(Set problem)
Search the data for the word "this" and copy every line that contains it.

Stored records:

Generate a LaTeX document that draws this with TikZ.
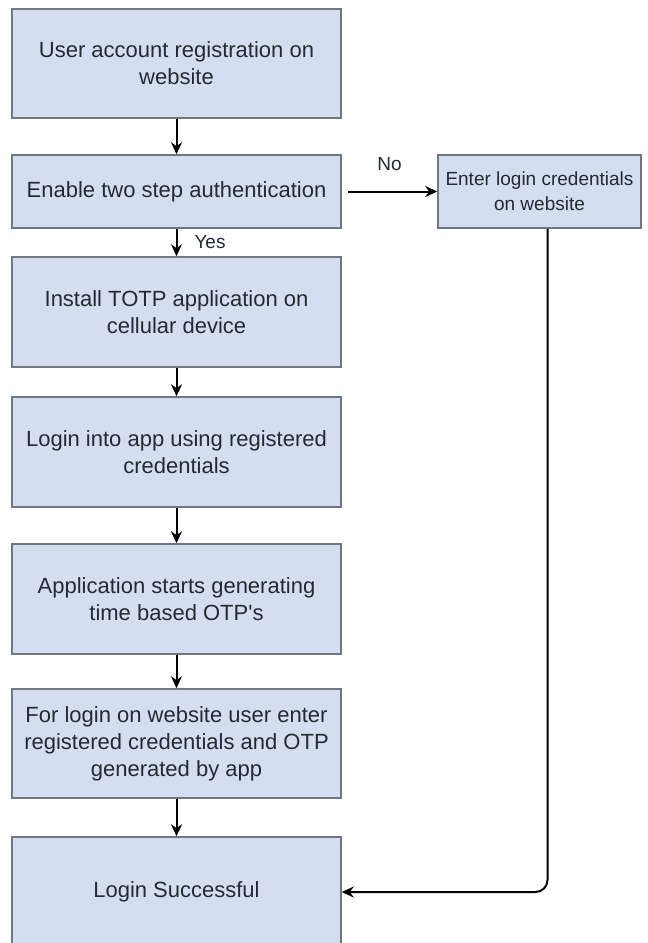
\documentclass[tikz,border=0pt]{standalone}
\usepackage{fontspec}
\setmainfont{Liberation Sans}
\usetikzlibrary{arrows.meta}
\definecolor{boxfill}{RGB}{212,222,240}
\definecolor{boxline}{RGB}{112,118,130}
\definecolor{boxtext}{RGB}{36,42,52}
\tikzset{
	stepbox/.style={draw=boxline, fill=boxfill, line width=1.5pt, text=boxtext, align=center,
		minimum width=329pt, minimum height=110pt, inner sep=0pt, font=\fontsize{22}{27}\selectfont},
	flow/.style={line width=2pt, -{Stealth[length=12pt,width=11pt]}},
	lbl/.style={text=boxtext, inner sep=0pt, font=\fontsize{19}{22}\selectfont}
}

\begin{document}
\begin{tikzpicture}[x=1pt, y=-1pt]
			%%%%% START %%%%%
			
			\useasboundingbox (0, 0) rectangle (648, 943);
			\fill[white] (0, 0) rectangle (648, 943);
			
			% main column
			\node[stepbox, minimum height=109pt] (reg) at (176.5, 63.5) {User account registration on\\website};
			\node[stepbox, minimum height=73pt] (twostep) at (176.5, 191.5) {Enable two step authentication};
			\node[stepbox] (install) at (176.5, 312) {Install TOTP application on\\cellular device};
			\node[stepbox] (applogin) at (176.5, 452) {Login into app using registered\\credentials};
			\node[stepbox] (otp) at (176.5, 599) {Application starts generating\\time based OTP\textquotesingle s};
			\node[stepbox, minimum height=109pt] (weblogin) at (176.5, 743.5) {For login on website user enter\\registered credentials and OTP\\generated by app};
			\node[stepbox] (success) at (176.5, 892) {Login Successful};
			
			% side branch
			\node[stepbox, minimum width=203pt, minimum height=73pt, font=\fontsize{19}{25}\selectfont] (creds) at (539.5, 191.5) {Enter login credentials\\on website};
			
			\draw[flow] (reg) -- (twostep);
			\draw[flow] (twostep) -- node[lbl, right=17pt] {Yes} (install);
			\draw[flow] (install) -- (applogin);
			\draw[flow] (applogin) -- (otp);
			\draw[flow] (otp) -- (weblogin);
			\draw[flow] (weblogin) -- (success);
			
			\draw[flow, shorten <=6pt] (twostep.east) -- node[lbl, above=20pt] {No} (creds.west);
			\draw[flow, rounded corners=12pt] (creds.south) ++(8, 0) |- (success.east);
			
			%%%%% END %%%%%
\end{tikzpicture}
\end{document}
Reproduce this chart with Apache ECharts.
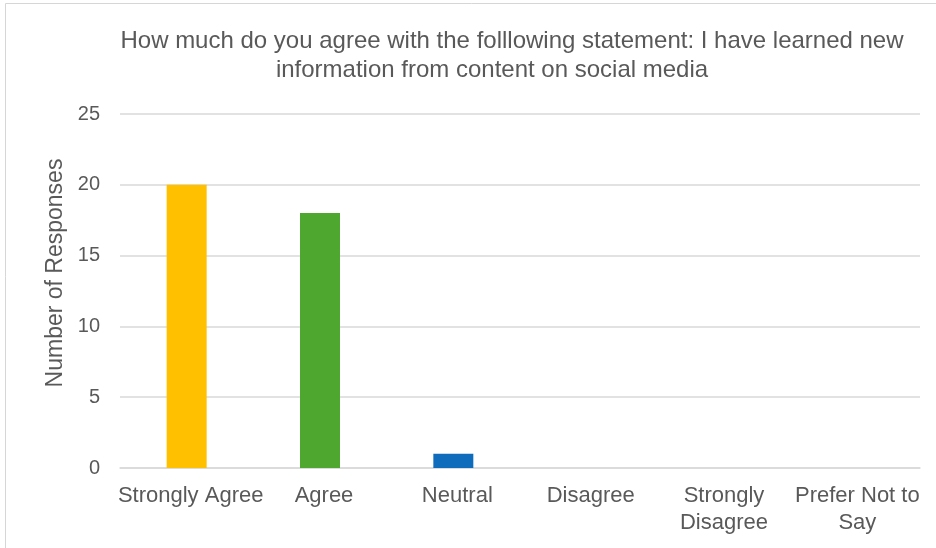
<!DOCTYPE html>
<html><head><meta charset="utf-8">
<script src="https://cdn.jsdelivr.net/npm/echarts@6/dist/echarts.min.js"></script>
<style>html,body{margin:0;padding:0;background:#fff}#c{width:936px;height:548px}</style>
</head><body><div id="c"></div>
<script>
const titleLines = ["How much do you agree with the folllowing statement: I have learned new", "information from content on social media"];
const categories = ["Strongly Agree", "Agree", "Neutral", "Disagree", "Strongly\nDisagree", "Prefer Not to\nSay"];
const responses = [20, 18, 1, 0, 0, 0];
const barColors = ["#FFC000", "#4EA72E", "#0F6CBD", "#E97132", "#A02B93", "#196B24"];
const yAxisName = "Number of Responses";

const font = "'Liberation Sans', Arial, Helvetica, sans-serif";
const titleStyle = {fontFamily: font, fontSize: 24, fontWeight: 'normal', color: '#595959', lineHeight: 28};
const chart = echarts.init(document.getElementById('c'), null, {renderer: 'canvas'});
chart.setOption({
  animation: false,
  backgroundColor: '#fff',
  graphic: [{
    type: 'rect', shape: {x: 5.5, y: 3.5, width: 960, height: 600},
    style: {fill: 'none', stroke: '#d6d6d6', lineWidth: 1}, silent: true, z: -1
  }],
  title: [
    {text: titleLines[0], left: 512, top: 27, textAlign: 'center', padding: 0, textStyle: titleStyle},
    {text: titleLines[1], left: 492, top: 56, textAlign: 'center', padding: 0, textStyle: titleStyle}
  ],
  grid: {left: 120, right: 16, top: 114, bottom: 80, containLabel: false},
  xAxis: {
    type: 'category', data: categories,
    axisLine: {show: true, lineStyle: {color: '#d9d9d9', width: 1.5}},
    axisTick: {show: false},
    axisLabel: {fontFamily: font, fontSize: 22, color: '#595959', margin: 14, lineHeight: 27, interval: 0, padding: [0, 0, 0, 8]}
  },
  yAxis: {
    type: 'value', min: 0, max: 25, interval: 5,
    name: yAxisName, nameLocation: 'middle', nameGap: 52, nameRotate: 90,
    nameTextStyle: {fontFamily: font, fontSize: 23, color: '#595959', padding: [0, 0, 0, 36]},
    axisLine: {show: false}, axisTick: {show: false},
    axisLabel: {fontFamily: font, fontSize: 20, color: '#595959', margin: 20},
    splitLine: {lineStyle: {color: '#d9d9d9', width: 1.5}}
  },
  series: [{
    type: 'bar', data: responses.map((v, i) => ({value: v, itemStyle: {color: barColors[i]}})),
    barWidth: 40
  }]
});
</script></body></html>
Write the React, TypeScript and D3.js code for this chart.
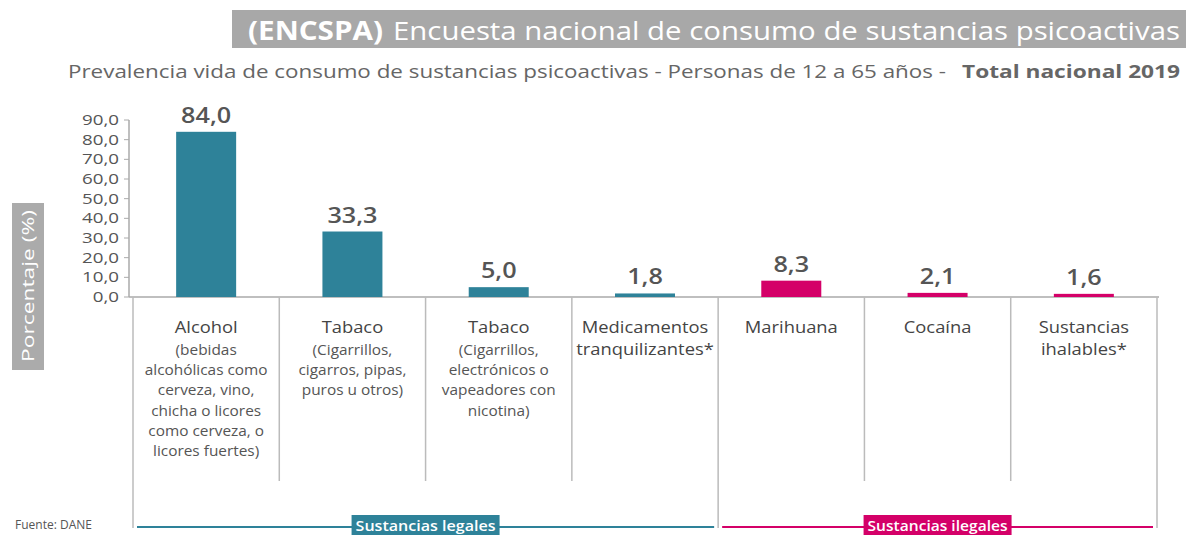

(Reply to the exercise)
Generate a LaTeX document that draws this with TikZ.
Reproduce this chart with Apache ECharts.
Write the React, TypeScript and D3.js code for this chart.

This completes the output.